Its primary focus is trying to look like something a human might say. It isn't trying to actually learn maths at all. This is like complaining that your satnav has no grasp of the cinematic impact of Alfred Hitchcock.

It doesn't need to understand the question, or give an accurate answer, it just needs to say a sentence that sounds like a human might say it.

You're right, but at least the satnav won't gaslight you into thinking it does understand Alfred Hitchcock.

so it confidently spews a bunch of incorrect shit, acts humble and apologetic while correcting none of its behavior, and constantly offers unsolicited advice.

I think it trained on Reddit data

acts humble and apologetic

We must be using different Reddits, my friend

This. It is able to tap in to plugins and call functions though, which is what it really should be doing. For math, the Wolfram alpha plugin will always be more capable than chatGPT alone, so we should be benchmarking how often it can correctly reformat your query, call Wolfram alpha, and correctly format the result, not whether the statistical model behind chatGPT happens to use predict the right token

It sounds like it's time to merge Wolfram Alpha's and ChatGPT's capabilities together to create the ultimate calculator.

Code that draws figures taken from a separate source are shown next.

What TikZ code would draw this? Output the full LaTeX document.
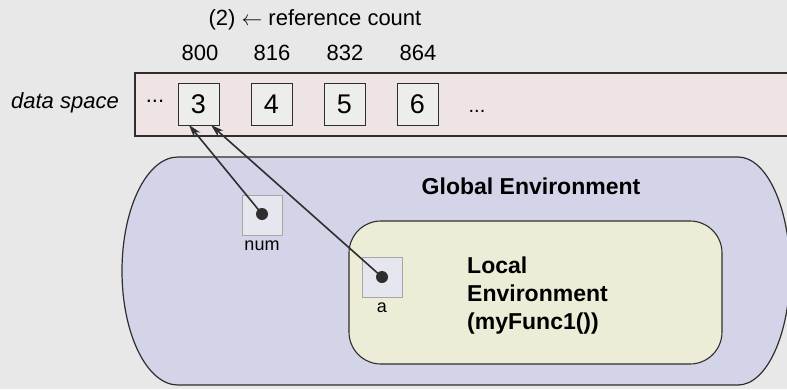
\documentclass[tikz,border=0pt]{standalone}
\usepackage{fontspec}
\setmainfont{Liberation Sans}
\usetikzlibrary{arrows.meta}
\definecolor{bg}{HTML}{E8E8E8}
\definecolor{dataspace}{HTML}{EEE4E4}
\definecolor{globalenv}{HTML}{D4D4E9}
\definecolor{localenv}{HTML}{ECECD7}
\definecolor{cellfill}{HTML}{EDEDEA}
\definecolor{ink}{HTML}{2E2E2E}
\definecolor{varbox}{HTML}{E6E6EE}
\tikzset{
  cell/.style={draw=ink, line width=1pt, fill=cellfill, minimum width=41pt, minimum height=42pt, inner sep=0pt, font=\fontsize{27}{30}\selectfont},
  addr/.style={font=\fontsize{22}{24}\selectfont, inner sep=0pt},
  vbox/.style={draw=gray!70, line width=0.9pt, fill=varbox, minimum size=40pt, inner sep=0pt},
  vdot/.style={circle, fill=ink, minimum size=12pt, inner sep=0pt},
  vname/.style={font=\fontsize{18}{20}\selectfont, inner sep=0pt},
  refarrow/.style={draw=ink, line width=1.6pt, -{Stealth[length=13pt,width=8pt]}},
  envtitle/.style={font=\bfseries\fontsize{23}{28}\selectfont, inner sep=0pt}
}
\begin{document}
\begin{tikzpicture}[x=1pt, y=-1pt]
\useasboundingbox (0,0) rectangle (787,389);
\fill[bg] (0,0) rectangle (787,389);
\begin{scope}
\clip (0,0) rectangle (787,389);
% data space strip
\draw[ink, line width=1.1pt, fill=dataspace] (135,73) rectangle (800,136);
% global environment: a long capsule with elliptic ends
\draw[ink, line width=1.2pt, fill=globalenv]
  (178,157) -- (738,157)
  .. controls (766.7,157) and (790,208) .. (790,271)
  .. controls (790,334) and (766.7,385) .. (738,385)
  -- (178,385)
  .. controls (147,385) and (122,334) .. (122,271)
  .. controls (122,208) and (147,157) .. (178,157) -- cycle;
\end{scope}
% local environment
\draw[ink, line width=1.1pt, fill=localenv, rounded corners=32pt] (349,221) rectangle (722,364);

% labels above the strip
\node[font=\fontsize{22}{24}\selectfont, inner sep=0pt] (refcount) at (315,20) {(2) $\leftarrow$ reference count};
\node[addr] (a800) at (200,53) {800};
\node[addr] (a816) at (272,53) {816};
\node[addr] (a832) at (345,53) {832};
\node[addr] (a864) at (418,53) {864};
\node[font=\itshape\fontsize{22}{24}\selectfont, inner sep=0pt, anchor=east] (dslabel) at (119,103) {data space};

% cells of the data space
\node[font=\fontsize{22}{24}\selectfont, inner sep=0pt] (ldots) at (155,101) {...};
\node[cell] (c3) at (198.5,104) {3};
\node[cell] (c4) at (271.5,104) {4};
\node[cell] (c5) at (344.5,104) {5};
\node[cell] (c6) at (417.5,104) {6};
\node[font=\fontsize{20}{22}\selectfont, inner sep=0pt] (rdots) at (477,111) {...};

% environment titles
\node[envtitle] (gtitle) at (531,186) {Global Environment};
\node[envtitle, align=left, anchor=north west] (ltitle) at (467,257) {Local\\Environment\\(myFunc1())};

% variables
\node[vbox] (numbox) at (262,215) {};
\node[vdot] (numdot) at (262,214) {};
\node[vname] (numlabel) at (262,246) {num};
\node[vbox] (abox) at (382,277) {};
\node[vdot] (adot) at (382,277) {};
\node[vname] (alabel) at (382,308) {a};

% references into the data space
\coordinate (tip1) at (189,125);
\coordinate (tip2) at (211,125);
\draw[refarrow] (numdot.center) -- (tip1);
\draw[refarrow] (adot.center) -- (tip2);
\end{tikzpicture}
\end{document}
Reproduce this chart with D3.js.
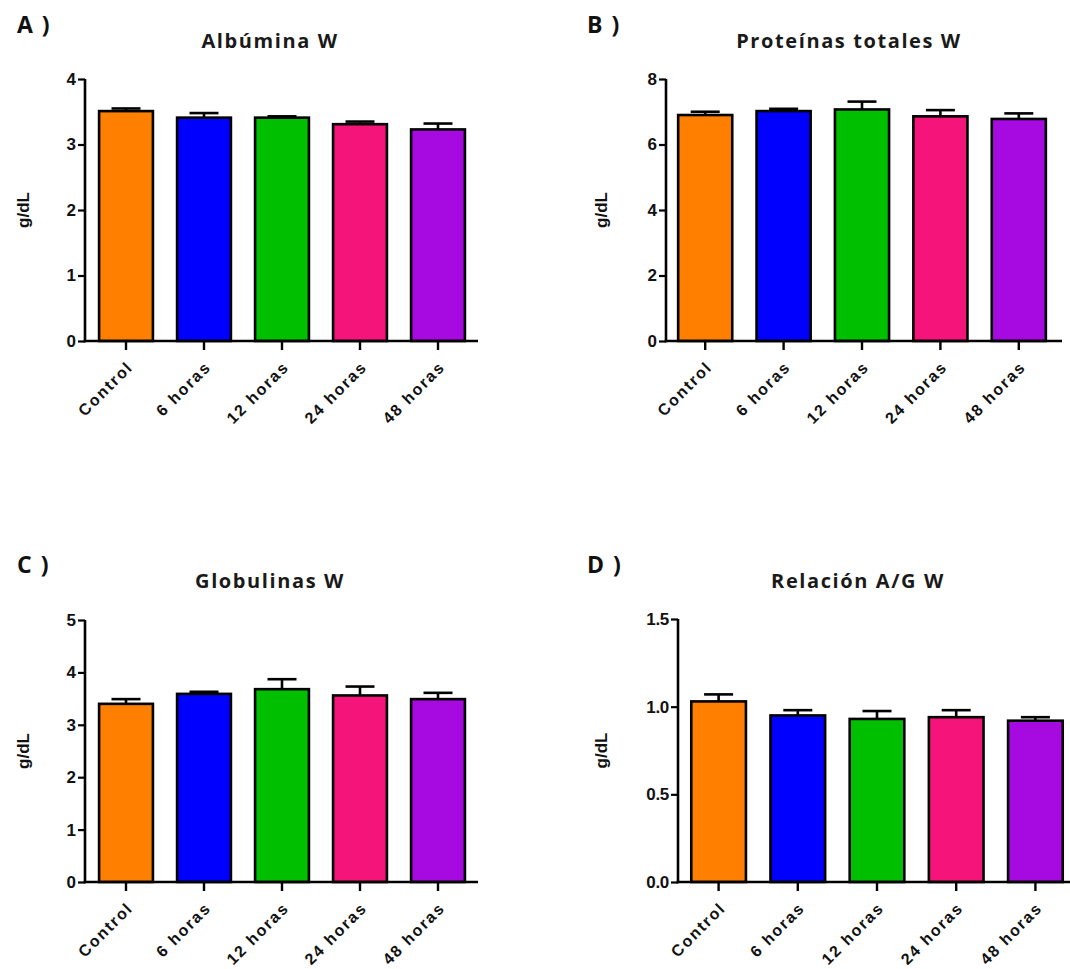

to be fair, fucking up maths problems is very human-like.

I wonder if it could also be trained on a great deal of mathematical axioms that are computer generated?

It doesn't calculate anything though. You ask chatgpt what is 5+5, and it tells you the most statistically likely response based on training data. Now we know there's a lot of both moronic and intentionally belligerent answers on the Internet, so the statistical probability of it getting any mathematical equation correct goes down exponentially with complexity and never even approaches 100% certainty even with the simplest equations because 1+1= window.

i know it doesn't calculate, that's why I suggested having known correct calculations in the training data to offset noise in the signal?

If it's trying emulate a human then it's spot on. I suck at maths.